Count every line that has "with" in it and give the total, nothing more.

— start Data excerpts —

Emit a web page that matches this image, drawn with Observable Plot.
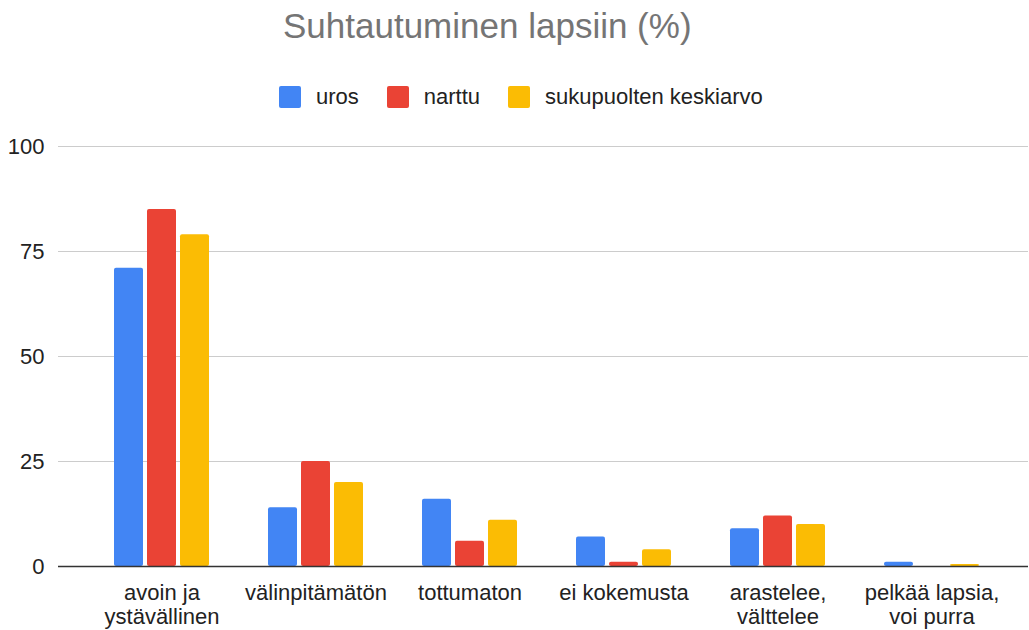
<!DOCTYPE html>
<html>
<head>
<meta charset="utf-8">
<script src="https://cdn.jsdelivr.net/npm/d3@7"></script>
<script src="https://cdn.jsdelivr.net/npm/@observablehq/plot@0.6"></script>
<style>
  body { margin: 0; background: #fff; font-family: "Liberation Sans", Arial, sans-serif; }
  #header { position: relative; height: 130px; width: 1029px; }
  #title { position: absolute; left: 283px; top: 0; height: 52px; line-height: 52px; font-size: 35px; color: #757575; white-space: nowrap; }
  #legend { position: absolute; left: 279px; top: 86px; display: flex; align-items: center; height: 22px; }
  .item { display: flex; align-items: center; margin-right: 28px; }
  .sw { width: 22px; height: 22px; border-radius: 2px; margin-right: 15px; }
  .lab { font-size: 22px; line-height: 22px; color: #222; white-space: nowrap; }
</style>
</head>
<body>
<div id="header"><div id="title"></div><div id="legend"></div></div>
<div id="chart"></div>
<script>
const title = "Suhtautuminen lapsiin (%)";
const categories = ["avoin ja ystävällinen", "välinpitämätön", "tottumaton", "ei kokemusta", "arastelee, välttelee", "pelkää lapsia, voi purra"];
const tickLabels = ["avoin ja\nystävällinen", "välinpitämätön", "tottumaton", "ei kokemusta", "arastelee,\nvälttelee", "pelkää lapsia,\nvoi purra"];
const seriesNames = ["uros", "narttu", "sukupuolten keskiarvo"];
const seriesColors = ["#4285F4", "#EA4335", "#FBBC04"];
const uros = [71, 14, 16, 7, 9, 1];
const narttu = [85, 25, 6, 1, 12, 0];
const keskiarvo = [79, 20, 11, 4, 10, 0.5];
const yTicks = [0, 25, 50, 75, 100];

const seriesValues = [uros, narttu, keskiarvo];
const offsets = [-33, 0, 33];

document.getElementById("title").textContent = title;
const legend = document.getElementById("legend");
seriesNames.forEach((name, i) => {
  const item = document.createElement("div");
  item.className = "item";
  const sw = document.createElement("div");
  sw.className = "sw";
  sw.style.background = seriesColors[i];
  const lab = document.createElement("span");
  lab.className = "lab";
  lab.textContent = name;
  item.appendChild(sw);
  item.appendChild(lab);
  legend.appendChild(item);
});

const barMarks = seriesValues.map((vals, i) =>
  Plot.barY(categories.map((c, j) => ({category: c, value: vals[j]})), {
    x: "category", y: "value", fill: seriesColors[i], dx: offsets[i], rx: 2
  })
);

const chart = Plot.plot({
  width: 1029,
  height: 500,
  marginLeft: 58,
  marginRight: 1,
  marginTop: 16,
  marginBottom: 64,
  style: {fontFamily: '"Liberation Sans", Arial, sans-serif', fontSize: "22px", color: "#222", background: "#fff"},
  x: {type: "band", domain: categories, paddingInner: 0.8144, paddingOuter: 0, insetLeft: 87, insetRight: 81},
  y: {domain: [0, 100]},
  marks: [
    Plot.ruleY(yTicks.filter(d => d > 0), {stroke: "#cccccc", strokeWidth: 1}),
    ...barMarks,
    Plot.ruleY([0], {stroke: "#333", strokeWidth: 1.5}),
    Plot.axisY({ticks: yTicks, tickSize: 0, tickPadding: 14, fontSize: 22, label: null, tickFormat: d => String(d)}),
    Plot.axisX({tickSize: 0, tickPadding: 16, fontSize: 22, lineHeight: 1.1, label: null, tickFormat: d => tickLabels[categories.indexOf(d)]})
  ]
});
document.getElementById("chart").appendChild(chart);
</script>
</body>
</html>
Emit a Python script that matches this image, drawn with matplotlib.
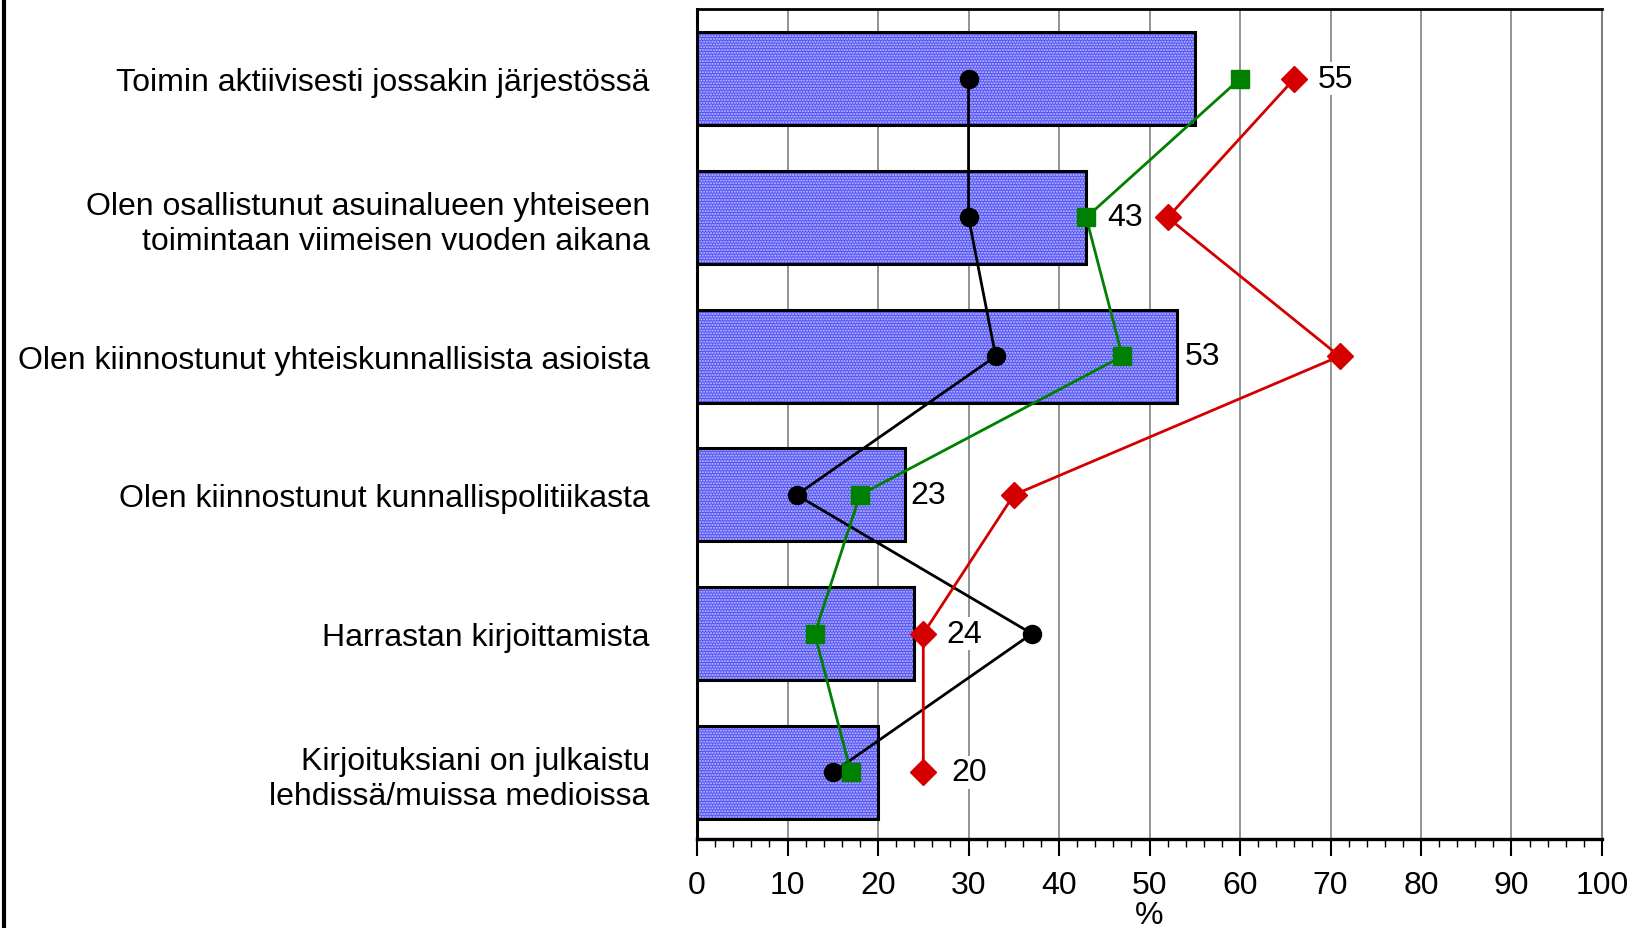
import numpy as np
import matplotlib.pyplot as plt
from matplotlib.lines import Line2D

plt.rcParams['font.family'] = ['Liberation Sans', 'DejaVu Sans']

categories = [
    'Toimin aktiivisesti jossakin järjestössä',
    'Olen osallistunut asuinalueen yhteiseen\ntoimintaan viimeisen vuoden aikana',
    'Olen kiinnostunut yhteiskunnallisista asioista',
    'Olen kiinnostunut kunnallispolitiikasta',
    'Harrastan kirjoittamista',
    'Kirjoituksiani on julkaistu\nlehdissä/muissa medioissa',
]
bar_values = [55, 43, 53, 23, 24, 20]
black_values = [30, 30, 33, 11, 37, 15]
green_values = [60, 43, 47, 18, 13, 17]
red_values = [66, 52, 71, 35, 25, 25]

# where each bar value label sits (x in data units)
label_x = [68.6, 45.3, 53.9, 23.6, 27.5, 28.1]

fig = plt.figure(figsize=(16.34, 9.29), dpi=100)
ax = fig.add_axes([0.4266, 0.0958, 0.9804 - 0.4266, 0.9888 - 0.0958])

y = np.arange(len(categories))

ax.barh(y, bar_values, height=0.67, color='#5252f5', edgecolor='#c8c8ff',
        hatch='......', linewidth=0, zorder=2)
ax.barh(y, bar_values, height=0.67, fill=False, edgecolor='black',
        linewidth=2.2, zorder=3)

ax.plot(black_values, y, color='black', marker='o', markersize=13, lw=2, zorder=4)
ax.plot(green_values, y, color='#008000', marker='s', markersize=13, lw=2, zorder=5)
ax.plot(red_values, y, color='#d40000', marker='D', markersize=13, lw=2, zorder=6)

for yi, v, lx in zip(y, bar_values, label_x):
    ax.text(lx, yi, str(v), va='center', ha='left', fontsize=23,
            bbox=dict(facecolor='white', edgecolor='none', pad=1), zorder=3.5)

ax.set_xlim(0, 100)
ax.set_ylim(5.48, -0.5)
ax.set_xticks(np.arange(0, 101, 10))
ax.set_xticks(np.arange(0, 101, 2), minor=True)
ax.set_yticks(y)
ax.set_yticklabels(categories, fontsize=23, multialignment='right')
ax.tick_params(axis='y', length=0, pad=34)
ax.tick_params(axis='x', which='major', length=12, width=1.5, labelsize=23, pad=10)
ax.tick_params(axis='x', which='minor', length=6, width=1)
ax.set_xlabel('%', fontsize=23, labelpad=0)

ax.grid(axis='x', color='#808080', lw=1.2, zorder=0)
ax.set_axisbelow(True)

ax.spines['bottom'].set_linewidth(2.4)
ax.spines['left'].set_linewidth(2.2)
ax.spines['top'].set_linewidth(2)
ax.spines['right'].set_color('#808080')
ax.spines['right'].set_linewidth(1.5)

fig.add_artist(Line2D([0.0025, 0.0025], [0, 1], color='black', lw=3,
                      transform=fig.transFigure))

fig.savefig('out.png', dpi=100)
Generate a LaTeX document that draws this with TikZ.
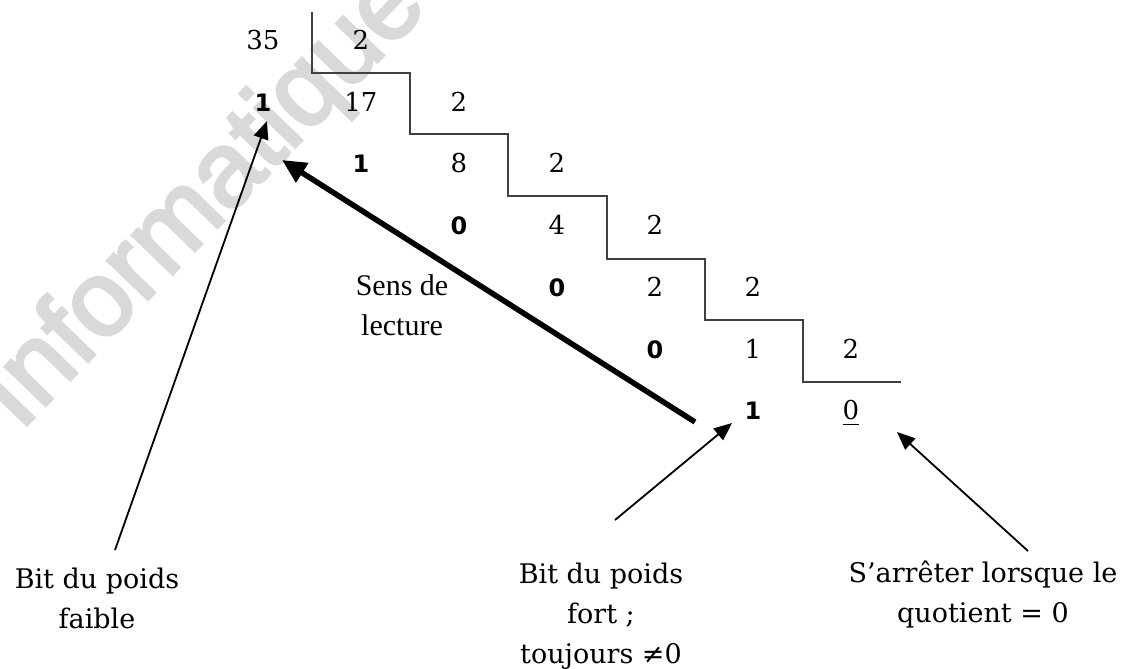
\documentclass[tikz,border=0pt]{standalone}
\usepackage{fontspec}
\setmainfont{DejaVu Serif}
\newfontfamily\bitfont{DejaVu Sans}
\newfontfamily\timesfont{Liberation Serif}
\newfontfamily\markfont[FakeBold=3]{Liberation Sans}
\usetikzlibrary{arrows.meta}
\begin{document}
\begin{tikzpicture}[x=1pt,y=-1pt,
  num/.style={font=\fontsize{26}{30}\selectfont, inner sep=0pt, anchor=base},
  bit/.style={font=\bitfont\bfseries\fontsize{24}{28}\selectfont, inner sep=0pt, anchor=base},
  note/.style={font=\fontsize{27}{40}\selectfont, align=center, inner sep=0pt, anchor=base},
  stair/.style={draw=black!75, line width=1.3pt},
  pointer/.style={draw=black, line width=1.8pt, -{Triangle[length=18pt,width=15pt]}},
  reading/.style={draw=black, line width=5.5pt, -{Triangle[length=24pt,width=22pt]}}
]
\useasboundingbox (0,0) rectangle (1128,669);

% faint background word
\node[rotate=46, anchor=base west, inner sep=0pt, text=black!15,
      font=\markfont\fontsize{106}{106}\selectfont] (wm) at (20,432) {Informatique};

% successive divisions by 2
\node[num] (n35) at (263,49.5) {35};
\node[num] (d0)  at (361,49.5) {2};

\node[bit] (b1)  at (263,111.2) {1};
\node[num] (n17) at (361,111.2) {17};
\node[num] (d1)  at (459,111.2) {2};

\node[bit] (b2)  at (361,172.9) {1};
\node[num] (n8)  at (459,172.9) {8};
\node[num] (d2)  at (557,172.9) {2};

\node[bit] (b3)  at (459,234.6) {0};
\node[num] (n4)  at (557,234.6) {4};
\node[num] (d3)  at (655,234.6) {2};

\node[bit] (b4)  at (557,296.3) {0};
\node[num] (n2)  at (655,296.3) {2};
\node[num] (d4)  at (753,296.3) {2};

\node[bit] (b5)  at (655,358) {0};
\node[num] (n1)  at (753,358) {1};
\node[num] (d5)  at (851,358) {2};

\node[bit] (b6)  at (753,419.7) {1};
\node[num] (n0)  at (851,419.7) {0};
\draw[line width=1.1pt] ([yshift=-5pt]n0.base west) -- ([yshift=-5pt]n0.base east);

% staircase separating dividends, divisors and quotients
\draw[stair] (312,12) -- (312,73) -- (410,73) -- (410,134) -- (508,134)
  -- (508,196) -- (607,196) -- (607,259) -- (705,259) -- (705,320)
  -- (803,320) -- (803,382) -- (901,382);

% annotations (anchored on the baseline of their last line)
\node[note] (low)  at (97,628)  {Bit du poids\\faible};
\node[note] (high) at (601,663) {Bit du poids\\fort ;\\toujours ≠0};
\node[note] (stop) at (983,622) {S’arrêter lorsque le\\quotient = 0};
\node[inner sep=0pt, anchor=base, align=center,
      font=\timesfont\fontsize{30}{40}\selectfont] (sens) at (402,335) {Sens de\\lecture};

% arrow ends
\coordinate (readfrom) at (695,422);
\coordinate (readto)   at (282,160);
\coordinate (lowtail)  at (115,550);
\coordinate (lowtip)   at (267,121);
\coordinate (hightail) at (615,520);
\coordinate (hightip)  at (732,423);
\coordinate (stoptail) at (1028,551);
\coordinate (stoptip)  at (897,432);

\draw[reading] (readfrom) -- (readto);
\draw[pointer] (lowtail) -- (lowtip);
\draw[pointer] (hightail) -- (hightip);
\draw[pointer] (stoptail) -- (stoptip);
\end{tikzpicture}
\end{document}
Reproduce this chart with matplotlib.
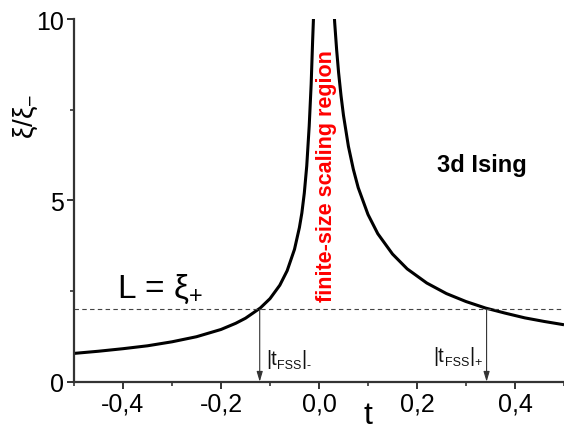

— end Data excerpts —

* **Solution to the exercise**
4